Records contained in a dataset:
*****
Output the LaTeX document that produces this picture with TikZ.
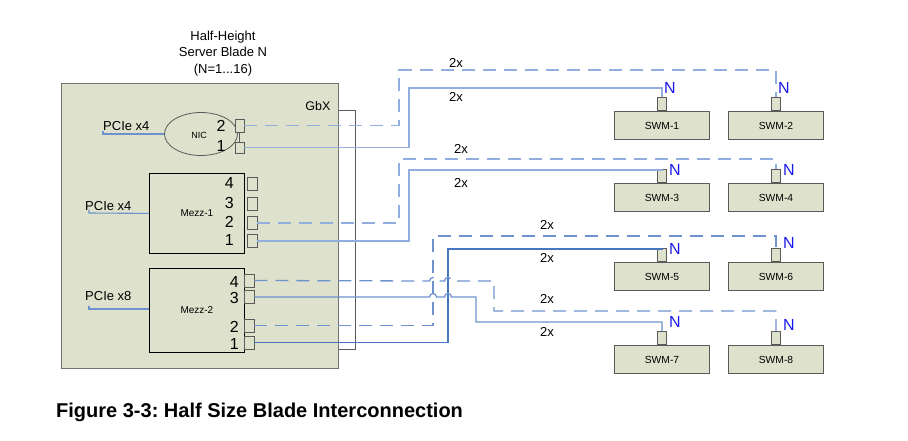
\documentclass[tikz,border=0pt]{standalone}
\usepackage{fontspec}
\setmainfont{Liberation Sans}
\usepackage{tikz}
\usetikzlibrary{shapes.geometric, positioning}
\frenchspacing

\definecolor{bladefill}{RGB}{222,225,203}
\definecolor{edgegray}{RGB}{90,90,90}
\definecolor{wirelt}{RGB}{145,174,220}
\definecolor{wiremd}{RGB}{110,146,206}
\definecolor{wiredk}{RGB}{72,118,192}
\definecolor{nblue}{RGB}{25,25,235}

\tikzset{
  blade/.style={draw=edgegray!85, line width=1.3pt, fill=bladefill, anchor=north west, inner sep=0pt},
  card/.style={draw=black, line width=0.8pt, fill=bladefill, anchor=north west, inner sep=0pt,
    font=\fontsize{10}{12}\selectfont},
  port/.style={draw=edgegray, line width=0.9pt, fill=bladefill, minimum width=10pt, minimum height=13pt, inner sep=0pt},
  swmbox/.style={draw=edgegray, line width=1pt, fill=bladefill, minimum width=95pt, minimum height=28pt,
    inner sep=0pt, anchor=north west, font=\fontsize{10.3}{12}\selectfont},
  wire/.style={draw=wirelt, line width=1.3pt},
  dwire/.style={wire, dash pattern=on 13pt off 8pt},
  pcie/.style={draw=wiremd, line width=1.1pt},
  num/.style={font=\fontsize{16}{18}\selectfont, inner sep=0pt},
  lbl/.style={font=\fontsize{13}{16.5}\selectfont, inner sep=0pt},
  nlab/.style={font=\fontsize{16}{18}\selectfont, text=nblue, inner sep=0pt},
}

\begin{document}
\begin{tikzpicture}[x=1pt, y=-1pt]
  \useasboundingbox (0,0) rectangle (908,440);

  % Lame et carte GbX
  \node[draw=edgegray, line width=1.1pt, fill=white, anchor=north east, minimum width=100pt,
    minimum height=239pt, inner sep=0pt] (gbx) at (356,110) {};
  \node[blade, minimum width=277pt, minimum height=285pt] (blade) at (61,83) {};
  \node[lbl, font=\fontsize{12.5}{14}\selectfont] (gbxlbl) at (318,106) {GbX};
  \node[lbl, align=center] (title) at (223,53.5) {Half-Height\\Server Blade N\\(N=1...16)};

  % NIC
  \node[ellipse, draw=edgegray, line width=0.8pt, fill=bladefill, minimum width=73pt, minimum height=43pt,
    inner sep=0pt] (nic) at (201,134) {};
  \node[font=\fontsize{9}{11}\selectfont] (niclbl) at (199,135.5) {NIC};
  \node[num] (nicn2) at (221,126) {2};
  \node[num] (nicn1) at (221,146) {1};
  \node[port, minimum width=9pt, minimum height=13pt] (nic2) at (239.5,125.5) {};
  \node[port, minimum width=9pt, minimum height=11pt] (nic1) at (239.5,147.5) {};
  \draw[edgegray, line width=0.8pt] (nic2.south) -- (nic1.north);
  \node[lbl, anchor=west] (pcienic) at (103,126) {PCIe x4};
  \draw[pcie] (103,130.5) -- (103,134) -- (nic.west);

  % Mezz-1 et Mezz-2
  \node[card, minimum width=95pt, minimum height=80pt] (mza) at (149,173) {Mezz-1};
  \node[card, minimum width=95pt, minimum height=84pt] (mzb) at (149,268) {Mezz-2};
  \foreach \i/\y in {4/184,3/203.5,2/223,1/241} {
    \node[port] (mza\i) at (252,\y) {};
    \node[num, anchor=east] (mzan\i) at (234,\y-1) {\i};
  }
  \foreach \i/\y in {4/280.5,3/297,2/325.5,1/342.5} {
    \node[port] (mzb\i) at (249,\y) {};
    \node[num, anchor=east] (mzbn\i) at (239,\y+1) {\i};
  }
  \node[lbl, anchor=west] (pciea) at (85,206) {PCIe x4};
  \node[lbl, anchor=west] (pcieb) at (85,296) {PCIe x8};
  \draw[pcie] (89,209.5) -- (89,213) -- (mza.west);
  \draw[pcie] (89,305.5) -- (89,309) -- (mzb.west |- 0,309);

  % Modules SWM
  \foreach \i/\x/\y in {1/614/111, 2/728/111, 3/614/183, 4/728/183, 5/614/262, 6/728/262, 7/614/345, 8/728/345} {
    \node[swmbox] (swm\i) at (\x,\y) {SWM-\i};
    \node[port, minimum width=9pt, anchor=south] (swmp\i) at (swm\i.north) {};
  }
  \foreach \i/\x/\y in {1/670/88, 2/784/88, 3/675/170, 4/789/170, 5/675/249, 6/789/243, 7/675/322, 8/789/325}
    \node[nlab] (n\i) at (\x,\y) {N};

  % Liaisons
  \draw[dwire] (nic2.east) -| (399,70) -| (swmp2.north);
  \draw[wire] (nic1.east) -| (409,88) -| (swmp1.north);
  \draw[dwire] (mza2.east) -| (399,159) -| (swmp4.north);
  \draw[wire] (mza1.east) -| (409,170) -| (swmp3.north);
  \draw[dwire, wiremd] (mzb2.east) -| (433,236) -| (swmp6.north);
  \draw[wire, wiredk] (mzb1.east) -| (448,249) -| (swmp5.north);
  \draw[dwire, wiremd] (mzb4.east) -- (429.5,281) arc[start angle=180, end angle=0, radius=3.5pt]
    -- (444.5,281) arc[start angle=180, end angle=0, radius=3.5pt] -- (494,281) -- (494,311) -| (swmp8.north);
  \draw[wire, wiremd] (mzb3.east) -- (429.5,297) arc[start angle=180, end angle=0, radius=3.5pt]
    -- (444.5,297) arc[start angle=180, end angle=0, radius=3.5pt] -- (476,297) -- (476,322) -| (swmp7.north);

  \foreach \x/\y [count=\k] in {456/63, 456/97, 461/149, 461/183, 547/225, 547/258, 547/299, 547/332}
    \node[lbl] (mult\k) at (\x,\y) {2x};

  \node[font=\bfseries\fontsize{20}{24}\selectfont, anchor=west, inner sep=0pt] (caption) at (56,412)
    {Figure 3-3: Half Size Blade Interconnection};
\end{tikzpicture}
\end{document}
*****
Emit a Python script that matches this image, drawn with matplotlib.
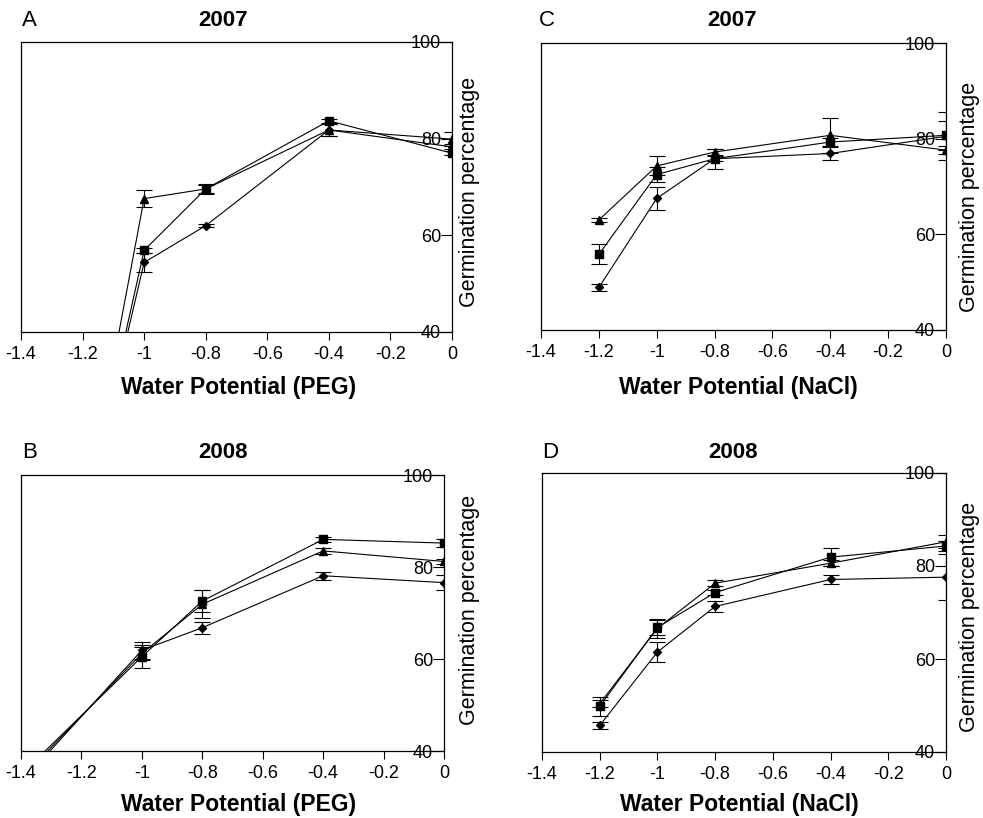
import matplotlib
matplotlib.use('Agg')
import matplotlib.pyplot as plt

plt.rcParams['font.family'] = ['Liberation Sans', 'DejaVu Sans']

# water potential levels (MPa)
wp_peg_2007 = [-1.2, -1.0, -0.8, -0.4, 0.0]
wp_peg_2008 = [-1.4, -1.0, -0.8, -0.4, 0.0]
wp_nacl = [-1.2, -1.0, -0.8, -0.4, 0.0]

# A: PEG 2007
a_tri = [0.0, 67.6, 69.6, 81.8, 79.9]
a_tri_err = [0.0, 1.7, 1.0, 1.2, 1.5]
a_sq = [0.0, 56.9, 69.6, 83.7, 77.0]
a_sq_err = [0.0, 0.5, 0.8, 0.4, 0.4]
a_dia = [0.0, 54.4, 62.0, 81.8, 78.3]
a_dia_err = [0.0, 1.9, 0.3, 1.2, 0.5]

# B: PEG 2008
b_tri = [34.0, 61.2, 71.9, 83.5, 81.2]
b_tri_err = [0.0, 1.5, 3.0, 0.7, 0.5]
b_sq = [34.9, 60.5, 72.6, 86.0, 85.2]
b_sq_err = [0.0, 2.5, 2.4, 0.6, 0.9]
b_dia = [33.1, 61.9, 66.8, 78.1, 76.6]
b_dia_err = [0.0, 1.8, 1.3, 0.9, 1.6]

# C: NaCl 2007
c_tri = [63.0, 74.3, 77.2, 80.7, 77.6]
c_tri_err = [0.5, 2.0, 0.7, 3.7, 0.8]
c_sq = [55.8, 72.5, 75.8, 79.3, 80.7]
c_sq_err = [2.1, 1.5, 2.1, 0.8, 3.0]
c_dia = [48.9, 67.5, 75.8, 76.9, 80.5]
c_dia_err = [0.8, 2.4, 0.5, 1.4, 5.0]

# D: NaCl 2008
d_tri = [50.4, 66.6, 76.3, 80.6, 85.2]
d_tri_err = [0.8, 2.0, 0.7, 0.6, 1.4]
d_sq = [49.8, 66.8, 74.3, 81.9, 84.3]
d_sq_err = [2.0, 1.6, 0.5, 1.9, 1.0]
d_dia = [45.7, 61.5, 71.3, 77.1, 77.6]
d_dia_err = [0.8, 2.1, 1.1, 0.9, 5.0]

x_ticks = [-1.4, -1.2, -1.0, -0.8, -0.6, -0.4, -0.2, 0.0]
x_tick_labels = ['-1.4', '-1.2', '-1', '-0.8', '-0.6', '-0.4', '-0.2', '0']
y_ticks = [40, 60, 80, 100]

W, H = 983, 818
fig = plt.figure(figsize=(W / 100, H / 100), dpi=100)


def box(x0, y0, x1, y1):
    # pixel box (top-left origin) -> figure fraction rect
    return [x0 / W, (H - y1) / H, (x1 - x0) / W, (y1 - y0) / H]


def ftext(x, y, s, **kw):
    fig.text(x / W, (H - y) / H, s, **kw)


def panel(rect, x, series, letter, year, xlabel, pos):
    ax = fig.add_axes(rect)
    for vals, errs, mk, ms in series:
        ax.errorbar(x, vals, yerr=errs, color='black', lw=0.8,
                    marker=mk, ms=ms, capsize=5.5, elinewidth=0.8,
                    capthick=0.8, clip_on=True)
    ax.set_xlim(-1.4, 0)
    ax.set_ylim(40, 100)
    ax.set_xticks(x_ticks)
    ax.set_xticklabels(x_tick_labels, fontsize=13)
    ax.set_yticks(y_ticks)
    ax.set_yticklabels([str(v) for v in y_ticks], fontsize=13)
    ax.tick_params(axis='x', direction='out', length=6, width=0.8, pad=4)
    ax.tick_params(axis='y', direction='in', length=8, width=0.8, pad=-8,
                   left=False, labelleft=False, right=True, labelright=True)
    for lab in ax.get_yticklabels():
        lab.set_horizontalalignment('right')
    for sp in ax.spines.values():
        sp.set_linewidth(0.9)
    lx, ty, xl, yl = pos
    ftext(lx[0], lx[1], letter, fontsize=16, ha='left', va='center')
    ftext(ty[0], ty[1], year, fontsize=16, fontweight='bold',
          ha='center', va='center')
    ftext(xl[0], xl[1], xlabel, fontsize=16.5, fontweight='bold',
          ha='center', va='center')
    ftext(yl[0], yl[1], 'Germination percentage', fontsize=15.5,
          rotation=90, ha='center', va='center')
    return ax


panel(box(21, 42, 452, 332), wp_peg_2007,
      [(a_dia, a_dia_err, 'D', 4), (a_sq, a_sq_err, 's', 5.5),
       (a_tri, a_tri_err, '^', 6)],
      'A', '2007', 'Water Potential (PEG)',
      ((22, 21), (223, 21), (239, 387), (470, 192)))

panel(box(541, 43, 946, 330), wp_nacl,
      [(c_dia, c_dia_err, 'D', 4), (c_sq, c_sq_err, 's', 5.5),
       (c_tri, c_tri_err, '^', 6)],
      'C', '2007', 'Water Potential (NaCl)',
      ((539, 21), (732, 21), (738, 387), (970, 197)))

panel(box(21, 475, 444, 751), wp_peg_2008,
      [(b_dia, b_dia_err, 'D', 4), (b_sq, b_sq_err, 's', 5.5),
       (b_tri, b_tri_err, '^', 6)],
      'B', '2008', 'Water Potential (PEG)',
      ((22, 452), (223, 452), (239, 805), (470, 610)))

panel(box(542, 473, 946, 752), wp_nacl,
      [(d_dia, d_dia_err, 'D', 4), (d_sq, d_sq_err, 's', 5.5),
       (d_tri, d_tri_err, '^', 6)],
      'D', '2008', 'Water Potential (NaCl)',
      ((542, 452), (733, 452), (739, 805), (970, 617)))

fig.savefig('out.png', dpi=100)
*****
== INSTRUCTIONS TO FOLLOW ==
Leave the pictures out, then copy word for word only the lines from the one containing "Emit a Python" through the one containing "d_dia_err = [0.8, 2.1, 1.1, 0.9, 5.0]", both included.

== WRITTEN SOLUTION ==
Emit a Python script that matches this image, drawn with matplotlib.
import matplotlib
matplotlib.use('Agg')
import matplotlib.pyplot as plt

plt.rcParams['font.family'] = ['Liberation Sans', 'DejaVu Sans']

# water potential levels (MPa)
wp_peg_2007 = [-1.2, -1.0, -0.8, -0.4, 0.0]
wp_peg_2008 = [-1.4, -1.0, -0.8, -0.4, 0.0]
wp_nacl = [-1.2, -1.0, -0.8, -0.4, 0.0]

# A: PEG 2007
a_tri = [0.0, 67.6, 69.6, 81.8, 79.9]
a_tri_err = [0.0, 1.7, 1.0, 1.2, 1.5]
a_sq = [0.0, 56.9, 69.6, 83.7, 77.0]
a_sq_err = [0.0, 0.5, 0.8, 0.4, 0.4]
a_dia = [0.0, 54.4, 62.0, 81.8, 78.3]
a_dia_err = [0.0, 1.9, 0.3, 1.2, 0.5]

# B: PEG 2008
b_tri = [34.0, 61.2, 71.9, 83.5, 81.2]
b_tri_err = [0.0, 1.5, 3.0, 0.7, 0.5]
b_sq = [34.9, 60.5, 72.6, 86.0, 85.2]
b_sq_err = [0.0, 2.5, 2.4, 0.6, 0.9]
b_dia = [33.1, 61.9, 66.8, 78.1, 76.6]
b_dia_err = [0.0, 1.8, 1.3, 0.9, 1.6]

# C: NaCl 2007
c_tri = [63.0, 74.3, 77.2, 80.7, 77.6]
c_tri_err = [0.5, 2.0, 0.7, 3.7, 0.8]
c_sq = [55.8, 72.5, 75.8, 79.3, 80.7]
c_sq_err = [2.1, 1.5, 2.1, 0.8, 3.0]
c_dia = [48.9, 67.5, 75.8, 76.9, 80.5]
c_dia_err = [0.8, 2.4, 0.5, 1.4, 5.0]

# D: NaCl 2008
d_tri = [50.4, 66.6, 76.3, 80.6, 85.2]
d_tri_err = [0.8, 2.0, 0.7, 0.6, 1.4]
d_sq = [49.8, 66.8, 74.3, 81.9, 84.3]
d_sq_err = [2.0, 1.6, 0.5, 1.9, 1.0]
d_dia = [45.7, 61.5, 71.3, 77.1, 77.6]
d_dia_err = [0.8, 2.1, 1.1, 0.9, 5.0]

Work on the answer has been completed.